I believe it should.

Stay tuned for further explanation.

Re-launch Part II: What this Blog is About

Different Frequencies was always meant to be about me, and not in a prideful sense. I wanted a place to set my words free so they wouldn’t haunt me inside my head. Since I stopped blogging a few months ago, the sleepless nights have come back. My mind races when I have nowhere to put my thoughts. So I write them here and set them free.

I have written about everything from Christianity to the military to gluttony. I would expect that I will continue writing on such a wide array of topics, but I also expect to be a bit more activist in my writing. I’m not naturally funny, so it won’t be a humorous blog and I don’t normally write too dark, so hopefully it won’t be depressing either.

Simply put: I have some thoughts that I’d like to set free.

Re-launch Part I: Job Switcher

I was in training to become a pastor. The fact is that I thought I was called to become one. I would still accept that calling if it turned out to be true, but I believe I had misunderstood. I wanted to be a preacher. I wanted to influence people for the good of God’s purpose…but I also wanted to influence people for the good of God’s purpose. I know, I wrote that twice.

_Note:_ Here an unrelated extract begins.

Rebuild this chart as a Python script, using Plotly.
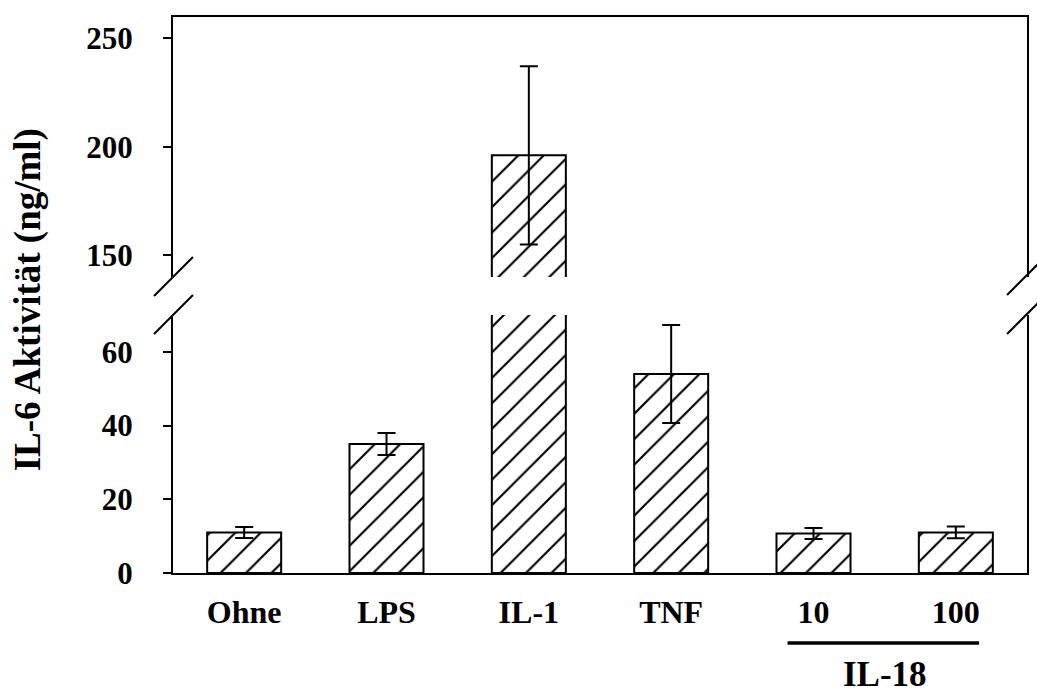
import plotly.graph_objects as go

categories = ["Ohne", "LPS", "IL-1", "TNF", "10", "100"]
values = [11, 35, 196, 54, 10.7, 11]
errors = [1.5, 3, 41, 13.3, 1.5, 1.6]
lower_ticks = [0, 20, 40, 60]
upper_ticks = [150, 200, 250]
y_title = "IL-6 Aktivität (ng/ml)"
group_label = "IL-18"

FONT = "Liberation Serif"
W, H = 1037, 695
L, R, T, B = 173, 8, 17, 122
pw, ph = W - L - R, H - T - B


def px(x):
    return (x - L) / pw


def py(y):
    return (H - B - y) / ph


low_top = py(315)
up_bot = py(277)

bar_style = dict(
    color="white",
    line=dict(color="black", width=2),
    pattern=dict(shape="/", fgcolor="black", bgcolor="white", fgopacity=1,
                 size=18, solidity=0.12),
)
err_style = dict(type="data", array=errors, visible=True, color="black", thickness=2, width=9)

fig = go.Figure()
fig.add_trace(go.Bar(x=categories, y=values, marker=bar_style, error_y=err_style,
                     width=0.52, xaxis="x", yaxis="y", showlegend=False))
fig.add_trace(go.Bar(x=categories, y=values, marker=bar_style, error_y=err_style,
                     width=0.52, xaxis="x2", yaxis="y2", showlegend=False))

axis_font = dict(family=FONT, size=31, color="black")
fig.update_layout(
    width=W, height=H,
    margin=dict(l=L, r=R, t=T, b=B),
    plot_bgcolor="white", paper_bgcolor="white",
    font=dict(family=FONT, color="black"),
    xaxis=dict(domain=[0, 1], anchor="y", showline=True, linecolor="black", linewidth=2,
               ticks="", tickfont=dict(family=FONT, size=32, color="black"),
               ticklabelstandoff=10, showgrid=False,
               tickvals=categories, ticktext=["<b>%s</b>" % c for c in categories]),
    xaxis2=dict(domain=[0, 1], anchor="y2", matches="x", side="top", showline=True,
                linecolor="black", linewidth=2, ticks="", showticklabels=False, showgrid=False),
    yaxis=dict(domain=[0, low_top], range=[0, 70], ticks="outside",
               ticklen=8, tickwidth=2, tickcolor="black", showline=True, linecolor="black",
               linewidth=2, mirror=True, showgrid=False, zeroline=False,
               tickfont=axis_font, ticklabelstandoff=24,
               tickvals=lower_ticks, ticktext=["<b>%d</b>" % v for v in lower_ticks]),
    yaxis2=dict(domain=[up_bot, 1], range=[140, 259.7], ticks="outside",
                ticklen=8, tickwidth=2, tickcolor="black", showline=True, linecolor="black",
                linewidth=2, mirror=True, showgrid=False, zeroline=False,
                tickfont=axis_font, ticklabelstandoff=24,
                tickvals=upper_ticks, ticktext=["<b>%d</b>" % v for v in upper_ticks]),
    bargap=0.48,
)

shapes = []
for (x0, y0, x1, y1) in [(154, 296, 193, 257), (154, 334, 193, 295),
                          (1009, 295, 1048, 256), (1009, 334, 1048, 295)]:
    shapes.append(dict(type="line", xref="paper", yref="paper",
                       x0=px(x0), y0=py(y0), x1=px(x1), y1=py(y1),
                       line=dict(color="black", width=2)))
shapes.append(dict(type="line", xref="paper", yref="paper",
                   x0=px(789), y0=py(643), x1=px(981), y1=py(643),
                   line=dict(color="black", width=3.5)))
fig.update_layout(shapes=shapes)

fig.add_annotation(text="<b>%s</b>" % y_title, xref="paper", yref="paper",
                   x=px(28), y=py(300), xanchor="center", yanchor="middle",
                   textangle=-90, showarrow=False,
                   font=dict(family=FONT, size=37, color="black"))
fig.add_annotation(text="<b>%s</b>" % group_label, xref="paper", yref="paper",
                   x=px(887), y=py(674), xanchor="center", yanchor="middle",
                   showarrow=False, font=dict(family=FONT, size=35, color="black"))

fig.write_html("out.html")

You see, I’m a very prideful man. In almost everything I do, I naturally look at angles to make me more important. That is, after all, what I want to be. I want to be heard. I want to be important.

Every time, God has to break me down a notch…or two…or a lot. My recent issue with orders to Virginia were part of this. I needed to rely on God only, something I’m no good at. The more I consider this as a reality, the more I realize that I am not fit to be “behind the pulpit.”

Yet God has led me very distinctly. Through my career in the Navy, I have often found myself as a guide. My best work, it would seem, has always been behind the scenes, helping people develop their sense of God’s calling for them. Most recently, a buddy of mine in the Navy applied for, and was accepted to, the chaplain program. Yet I was behind the scenes, and when his day to shine came, I got to watch from the audience. God taught me an important lesson that day…I am not meant to lead…I am meant to guide.

So I have re-focused my efforts on teaching. Currently, I’m 41 days away from starting Instructor Training (IT) School here in San Diego before transferring to Great Lakes to teach A-School. As an instructor, I will have a blessed opportunity to not only train, but to guide young sailors.

I don’t know what God has in store for me, but I’m excited to find out. I look forward to conducting some amazing research in the field of education while teaching in Great Lakes. I look forward to being more involved in my kids’ education as well. This is going to be an amazing ride!